My inch forward today is nothing more than opening InDesign and staring at the screen. I scrolled through my book from beginning to end and began to feel the pressure of the blank front matter and back matter. There’s a lot of empty space that needs something to fill it up.

  • I have to create the realistic images of the Steller’s Jay and Monarch Butterfly for the back matter.

  • For the copyright page I need an ISBN number — in fact, I have to buy a batch of 10 ISBN numbers to get a decent price for the two that I’ll need, one for the print book and one for the e-book.

  • I need a bar code for the last page and the cover, which shouldn’t be a big deal — there’s software for that sort of thing.

  • Oh, yeah…I need to create a cover image. I just thought of that after 8 months of nothing thinking about it. The book has to have a cover.

And that’s it, as far as I know … at this point. I’m wised up enough to know that I really don’t know what I’m clueless about. I overlooked the cover. What else did I forget? We’ll find out.

No picture today. That’s sad. Between my day job and tweaking the pages and text, I haven’t drawn or painted anything since the last meeting of the Al Fresco Art Club four day ago.

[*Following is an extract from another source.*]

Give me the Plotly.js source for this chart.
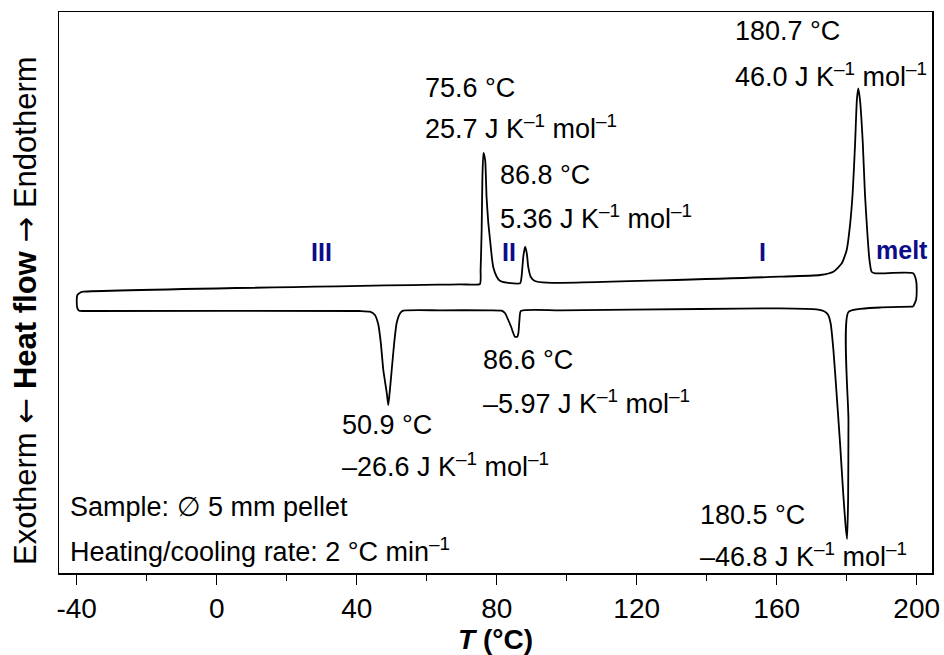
<!DOCTYPE html>
<html><head><meta charset="utf-8">
<script src="https://cdn.plot.ly/plotly-3.0.1.min.js"></script>
<style>html,body{margin:0;padding:0;background:#fff}#chart{width:944px;height:655px}</style>
</head><body><div id="chart"></div>
<script>
// Heating run (endotherm up), temperature in °C, heat flow in arbitrary units
const heatT = [-39.1,-38.1,69.5,75.2,75.4,75.7,75.9,76.2,76.7,77.1,77.6,78.1,78.6,79.0,80.0,80.9,82.9,86.7,87.1,87.6,88.1,88.6,89.0,89.7,90.9,94.3,160.9,172.4,176.2,178.6,180.0,180.9,181.7,182.4,182.9,183.3,183.8,184.6,185.2,185.9,186.5,187.1,188.1,199.0,199.8,200.0,199.8,199.0];
const heatQ = [0.73,0.83,1.57,1.6,3.0,7.0,12.0,14.7,14.0,10.3,7.7,6.0,4.3,3.3,2.33,1.93,1.73,1.67,2.33,4.33,5.33,4.67,3.33,2.33,1.9,1.73,2.33,2.5,2.83,3.67,5.0,7.33,10.67,15.67,20.0,21.17,20.0,15.67,10.67,6.67,4.0,2.83,2.67,2.67,2.0,1.0,0.0,-0.67];
// Cooling run (exotherm down), from high to low temperature
const coolT = [199.0,189.5,180.5,180.5,180.4,180.1,179.7,179.0,178.1,177.1,176.2,175.4,174.7,173.8,171.4,160.9,138.1,98.1,86.9,86.5,86.2,85.9,85.2,84.6,84.1,83.3,82.4,81.4,78.1,63.8,53.3,52.4,51.4,50.7,50.0,49.3,49.0,48.6,47.6,46.9,46.2,45.2,43.8,40.9,-36.2,-38.2,-39.3,-39.8,-40.0,-39.8,-39.1];
const coolQ = [-0.67,-0.75,-1.2,-12.0,-20.0,-23.9,-22.67,-19.33,-14.33,-9.33,-5.0,-2.33,-1.5,-1.17,-0.93,-0.83,-0.9,-1.03,-1.1,-2.0,-3.3,-3.67,-3.67,-3.17,-2.67,-2.0,-1.33,-1.07,-1.03,-1.03,-1.07,-1.33,-2.33,-4.33,-7.0,-9.67,-10.5,-9.33,-7.0,-4.33,-2.5,-1.5,-1.17,-1.1,-1.1,-1.1,-1.07,-0.83,-0.17,0.5,0.73];

const tickVals = [-40,0,40,80,120,160,200];
const tickText = ['-40','0','40','80','120','160','200'];
const phaseLabels = ['III','II','I','melt'];
const peakTemps = ['180.7 °C','75.6 °C','86.8 °C','86.6 °C','50.9 °C','180.5 °C'];
const peakEnth = ['46.0','25.7','5.36','–5.97','–26.6','–46.8'];
const infoLines = ['Sample: ∅ 5 mm pellet','Heating/cooling rate: 2 °C min<sup>–1</sup>'];

const FONT = 'Liberation Sans, Arial, Helvetica, sans-serif';
const L = 59, R = 932, TOP = 12, BOT = 573;
function pxX(x){return (x-L)/(R-L);}
function pxY(y){return (BOT-y)/(BOT-TOP);}
const unit = ' J K<sup>–1</sup> mol<sup>–1</sup>';
const arrow = a => '<span style="font-family:DejaVu Sans">'+a+'</span>';

function txt(text, x, y, opts){
  return Object.assign({text:text, xref:'paper', yref:'paper', x:pxX(x), y:pxY(y),
    xanchor:'left', yanchor:'middle', showarrow:false,
    font:{family:FONT, size:27, color:'#000'}}, opts||{});
}
const peakPos = [[733,31,75],[423,88,127],[498,175,217],[481,360,402],[340,425,465],[698,515,555]];
const annotations = [];
peakTemps.forEach((t,i)=>{
  const p = peakPos[i];
  annotations.push(txt(t, p[0], p[1]));
  annotations.push(txt(peakEnth[i]+unit, p[0], p[2]));
});
const phasePos = [[321,252],[509,252],[762,252],[902,250]];
phaseLabels.forEach((t,i)=>{
  annotations.push(txt('<b>'+t+'</b>', phasePos[i][0], phasePos[i][1],
    {xanchor:'center', font:{family:FONT, size:25, color:'#0d0d8a'}}));
});
annotations.push(txt(infoLines[0], 68, 507));
annotations.push(txt(infoLines[1], 68, 550));
// y-axis title (placed as rotated text to match the reference position)
annotations.push(txt('Exotherm '+arrow('←')+' <b>Heat flow</b> '+arrow('→')+' Endotherm', 25, 311,
  {xanchor:'center', yanchor:'middle', textangle:-90, font:{family:FONT, size:31, color:'#000'}}));

const traces = [
  {x:heatT, y:heatQ, mode:'lines', line:{color:'#000', width:1.8, shape:'spline', smoothing:0.5}, hoverinfo:'skip'},
  {x:coolT, y:coolQ, mode:'lines', line:{color:'#000', width:1.8, shape:'spline', smoothing:0.5}, hoverinfo:'skip'}
];

const layout = {
  width:944, height:655,
  margin:{l:L, r:944-R, t:TOP, b:655-BOT, autoexpand:false},
  paper_bgcolor:'#fff', plot_bgcolor:'#fff',
  showlegend:false,
  font:{family:FONT, color:'#000'},
  xaxis:{
    range:[-45.06,204.37], tickmode:'array', tickvals:tickVals, ticktext:tickText,
    ticks:'outside', ticklen:10, tickwidth:1.5, tickcolor:'#000',
    tickfont:{family:FONT, size:28, color:'#000'},
    minor:{tickmode:'linear', tick0:-40, dtick:20, ticks:'outside', ticklen:6, tickwidth:1.5, tickcolor:'#000', showgrid:false},
    showline:true, linecolor:'#000', linewidth:1.5, mirror:true,
    showgrid:false, zeroline:false,
    title:{text:'<b><i>T</i> (°C)</b>', font:{family:FONT, size:28, color:'#000'}, standoff:4}
  },
  yaxis:{
    range:[-27.3,28.8], showticklabels:false, ticks:'',
    showline:true, linecolor:'#000', linewidth:1.5, mirror:true,
    showgrid:false, zeroline:false,
    title:{text:''}
  },
  annotations:annotations
};
Plotly.newPlot('chart', traces, layout, {displayModeBar:false, staticPlot:true});
</script>
</body></html>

The Final Five Pages of My Children's Picture Book

I’ve placed all of the images into my 40-page picture book. There are 10 more pages that I didn’t account for when I started this project: six pages of front matter and four pages of back matter. That’s a lot of white pages to fill with details like the title page, copyright page, frontispiece, end notes, and a blank final page for the publisher’s barcode.

I’m still tweaking the text bubbles…some of them are ugly and distracting. And, now that I have the whole piece completed, I can see that some images, even after my adjustments, still need some more room between the subjects and the outside cut line.

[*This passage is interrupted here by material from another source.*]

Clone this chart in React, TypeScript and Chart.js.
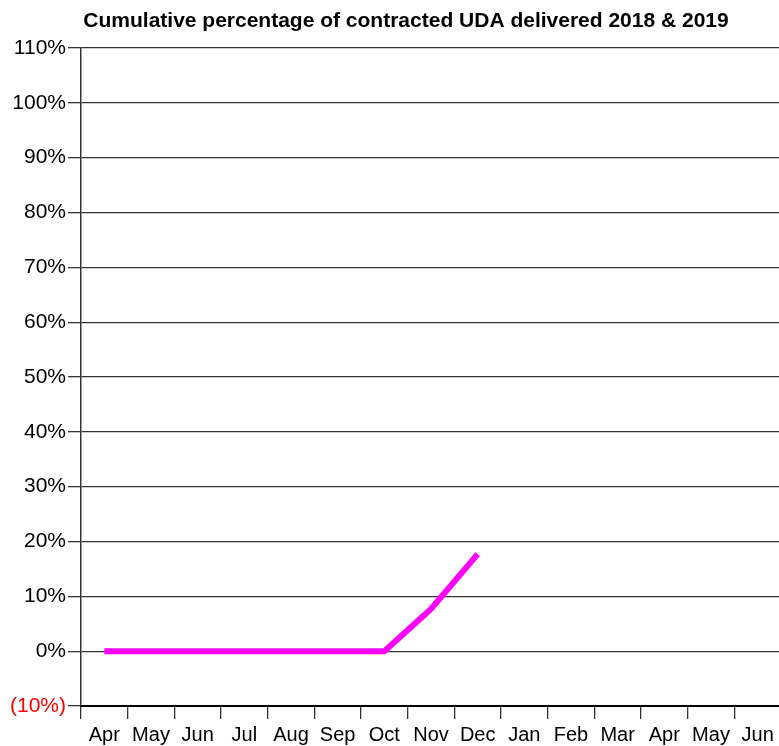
import React, { useEffect, useRef } from "react";
import { Chart, registerables } from "chart.js";

Chart.register(...registerables);

const TITLE = "Cumulative percentage of contracted UDA delivered 2018 & 2019";
const months = ["Apr", "May", "Jun", "Jul", "Aug", "Sep", "Oct", "Nov", "Dec", "Jan", "Feb", "Mar", "Apr", "May", "Jun"];
const cumulativePct: (number | null)[] = [0, 0, 0, 0, 0, 0, 0, 7.7, 17.7, null, null, null, null, null, null];
const yMin = -10;
const yMax = 110;
const yStep = 10;

const FONT = "'Liberation Sans', Arial, sans-serif";

export default function App() {
  const ref = useRef<HTMLCanvasElement | null>(null);

  useEffect(() => {
    document.body.style.margin = "0";
    const canvas = ref.current;
    if (!canvas) return;
    const titlePlugin = {
      id: "customTitle",
      afterDraw(chart: any) {
        const ctx = chart.ctx;
        ctx.save();
        ctx.font = `bold 21px ${FONT}`;
        ctx.fillStyle = "#000";
        ctx.textAlign = "center";
        ctx.textBaseline = "alphabetic";
        ctx.fillText(TITLE, 406, 27);
        ctx.restore();
      },
    };
    const chart = new Chart(canvas, {
      type: "line",
      data: {
        labels: months,
        datasets: [
          {
            data: cumulativePct,
            borderColor: "#FF00FF",
            backgroundColor: "#FF00FF",
            borderWidth: 6,
            pointRadius: 0,
            tension: 0,
            spanGaps: false,
            fill: false,
          },
        ],
      },
      options: {
        responsive: false,
        animation: false,
        layout: { padding: { top: 48, left: 0, right: 0, bottom: 0 } },
        plugins: {
          legend: { display: false },
          title: { display: false },
          tooltip: { enabled: false },
        },
        scales: {
          x: {
            type: "category",
            offset: true,
            grid: {
              offset: true,
              drawOnChartArea: false,
              drawTicks: true,
              tickLength: 13,
              color: "#333",
              lineWidth: 1.3,
            },
            border: { display: true, color: "#000", width: 2 },
            ticks: {
              color: "#000",
              font: { family: FONT, size: 20 },
              padding: 4,
              maxRotation: 0,
              autoSkip: false,
            },
            afterFit(scale: any) {
              scale.height = 40;
            },
          },
          y: {
            min: yMin,
            max: yMax,
            grid: {
              color: "#333",
              lineWidth: 1.3,
              drawTicks: true,
              tickLength: 13,
            },
            border: { display: true, color: "#333", width: 1.5 },
            ticks: {
              stepSize: yStep,
              padding: 2,
              font: { family: FONT, size: 21 },
              color: (c: any) => (c.tick && c.tick.value < 0 ? "#FF0000" : "#000"),
              callback: (v: any) => (v < 0 ? `(${Math.abs(v)}%)` : `${v}%`),
            },
            afterFit(scale: any) {
              scale.width = 81;
            },
          },
        },
      },
      plugins: [titlePlugin],
    });
    return () => chart.destroy();
  }, []);

  return (
    <div style={{ position: "absolute", left: 0, top: 0, width: 779, height: 746, overflow: "hidden", background: "#fff" }}>
      <canvas ref={ref} width={781} height={746} style={{ display: "block" }} />
    </div>
  );
}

Here’s a screenshot of the final five pages in InDesign. Next step, after a few final touches to the text and crowed images, will be figuring out how to generate a publishable PDF.

Learning How to Design My Book

I’ve been orbiting around the topic of designing my print book for weeks. Today I read Indie Publishing: How to Design and Produce Your Own Book, edited by Ellen Lupton. If I could transport myself back to December, 2018 and start this children’s picture book project over, I would read this book first. But I didn’t — I chose to go directly to the e-book format without going through the hassle of learning how to produce an actual book. Ironically, though my goal is to create an e-book, I don’t enjoy reading theme. Despite my bias against e-books, my goal now is to produce one that I would want to buy.

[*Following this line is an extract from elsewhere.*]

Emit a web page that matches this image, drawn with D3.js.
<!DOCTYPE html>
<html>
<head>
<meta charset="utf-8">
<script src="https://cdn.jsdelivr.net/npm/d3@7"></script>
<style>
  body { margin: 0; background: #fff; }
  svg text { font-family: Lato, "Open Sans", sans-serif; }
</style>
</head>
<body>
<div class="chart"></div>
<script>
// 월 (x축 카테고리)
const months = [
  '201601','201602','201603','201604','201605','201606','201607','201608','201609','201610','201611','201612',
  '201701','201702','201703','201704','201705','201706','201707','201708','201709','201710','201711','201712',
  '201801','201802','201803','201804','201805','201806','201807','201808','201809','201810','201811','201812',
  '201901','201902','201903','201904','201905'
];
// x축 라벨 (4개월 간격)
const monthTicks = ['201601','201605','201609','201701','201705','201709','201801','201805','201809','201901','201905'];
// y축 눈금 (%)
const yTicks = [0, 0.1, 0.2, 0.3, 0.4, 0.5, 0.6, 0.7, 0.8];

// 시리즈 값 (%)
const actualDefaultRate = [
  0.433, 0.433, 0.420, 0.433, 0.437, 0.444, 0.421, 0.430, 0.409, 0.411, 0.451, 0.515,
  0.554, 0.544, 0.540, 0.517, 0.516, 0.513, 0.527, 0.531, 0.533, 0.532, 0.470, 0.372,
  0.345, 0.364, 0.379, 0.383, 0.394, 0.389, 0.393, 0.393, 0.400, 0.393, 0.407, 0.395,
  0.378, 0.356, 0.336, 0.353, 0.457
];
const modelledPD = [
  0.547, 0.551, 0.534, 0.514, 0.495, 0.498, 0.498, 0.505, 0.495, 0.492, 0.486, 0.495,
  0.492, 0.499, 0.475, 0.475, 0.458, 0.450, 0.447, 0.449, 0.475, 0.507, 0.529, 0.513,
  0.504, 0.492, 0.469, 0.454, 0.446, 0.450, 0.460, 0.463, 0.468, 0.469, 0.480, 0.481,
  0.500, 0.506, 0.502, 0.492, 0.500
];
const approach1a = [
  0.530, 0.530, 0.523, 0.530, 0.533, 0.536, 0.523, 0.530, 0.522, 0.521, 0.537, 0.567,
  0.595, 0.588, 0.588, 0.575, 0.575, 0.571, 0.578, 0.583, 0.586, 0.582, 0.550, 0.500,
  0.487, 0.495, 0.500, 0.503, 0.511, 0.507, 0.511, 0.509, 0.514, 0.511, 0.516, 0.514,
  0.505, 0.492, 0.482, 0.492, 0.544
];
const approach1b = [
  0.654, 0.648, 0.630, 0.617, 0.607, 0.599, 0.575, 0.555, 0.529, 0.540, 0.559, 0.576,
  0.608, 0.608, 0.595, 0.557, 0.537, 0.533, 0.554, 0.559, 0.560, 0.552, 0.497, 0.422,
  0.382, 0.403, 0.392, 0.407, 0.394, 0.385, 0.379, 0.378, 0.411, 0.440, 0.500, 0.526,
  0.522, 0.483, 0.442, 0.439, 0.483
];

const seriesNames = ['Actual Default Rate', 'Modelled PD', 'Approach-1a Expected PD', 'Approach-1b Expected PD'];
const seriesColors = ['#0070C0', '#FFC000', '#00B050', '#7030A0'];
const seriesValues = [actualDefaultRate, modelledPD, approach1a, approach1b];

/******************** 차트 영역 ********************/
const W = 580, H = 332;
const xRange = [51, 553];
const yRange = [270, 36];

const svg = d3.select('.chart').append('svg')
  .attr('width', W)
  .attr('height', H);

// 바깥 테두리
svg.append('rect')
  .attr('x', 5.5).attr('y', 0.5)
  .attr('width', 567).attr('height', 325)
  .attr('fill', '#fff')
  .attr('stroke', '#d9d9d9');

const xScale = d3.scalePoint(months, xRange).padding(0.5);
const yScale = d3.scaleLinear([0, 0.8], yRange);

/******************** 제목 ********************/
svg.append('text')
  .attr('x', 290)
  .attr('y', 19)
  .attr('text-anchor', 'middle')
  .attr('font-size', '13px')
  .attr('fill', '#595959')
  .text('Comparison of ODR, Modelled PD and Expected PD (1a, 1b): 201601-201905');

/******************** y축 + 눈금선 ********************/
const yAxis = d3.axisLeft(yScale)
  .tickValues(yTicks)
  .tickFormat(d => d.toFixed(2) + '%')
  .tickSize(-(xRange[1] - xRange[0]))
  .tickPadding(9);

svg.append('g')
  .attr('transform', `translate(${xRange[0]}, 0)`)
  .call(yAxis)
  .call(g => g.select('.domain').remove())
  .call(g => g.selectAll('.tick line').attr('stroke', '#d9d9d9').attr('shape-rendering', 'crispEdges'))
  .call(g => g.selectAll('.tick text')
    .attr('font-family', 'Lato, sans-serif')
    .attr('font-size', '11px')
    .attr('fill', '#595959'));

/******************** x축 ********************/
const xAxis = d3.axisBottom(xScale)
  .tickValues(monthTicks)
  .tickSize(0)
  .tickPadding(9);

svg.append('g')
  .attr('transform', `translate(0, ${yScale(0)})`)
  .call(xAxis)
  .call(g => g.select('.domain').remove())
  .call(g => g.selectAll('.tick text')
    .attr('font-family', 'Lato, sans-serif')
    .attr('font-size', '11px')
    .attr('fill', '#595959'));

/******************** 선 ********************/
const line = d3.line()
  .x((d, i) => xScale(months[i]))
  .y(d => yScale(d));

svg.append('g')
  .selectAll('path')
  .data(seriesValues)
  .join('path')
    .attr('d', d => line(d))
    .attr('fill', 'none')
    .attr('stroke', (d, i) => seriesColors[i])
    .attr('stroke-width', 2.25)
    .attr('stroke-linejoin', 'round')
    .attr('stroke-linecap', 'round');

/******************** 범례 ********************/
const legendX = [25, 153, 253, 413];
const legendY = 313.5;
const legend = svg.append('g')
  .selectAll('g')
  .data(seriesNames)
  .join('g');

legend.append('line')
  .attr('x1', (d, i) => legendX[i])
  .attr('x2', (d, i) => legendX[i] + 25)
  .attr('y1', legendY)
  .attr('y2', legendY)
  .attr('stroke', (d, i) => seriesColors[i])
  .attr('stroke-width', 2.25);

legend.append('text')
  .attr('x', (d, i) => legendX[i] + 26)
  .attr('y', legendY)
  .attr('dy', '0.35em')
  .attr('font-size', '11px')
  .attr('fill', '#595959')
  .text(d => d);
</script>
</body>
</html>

In Indie Publising, the frontispiece illustration faces the first page of the content. In other resources I’ve been reading, the frontispiece is described as facing the title page. I’m going to go by the suggestions in Indie Publishing and put the frontispiece illustration facing the first page of the story.

From Indie Publishing: How to Design and Produce Your Own Book, edited by Ellen Lupton.

I spent hours poring over this page.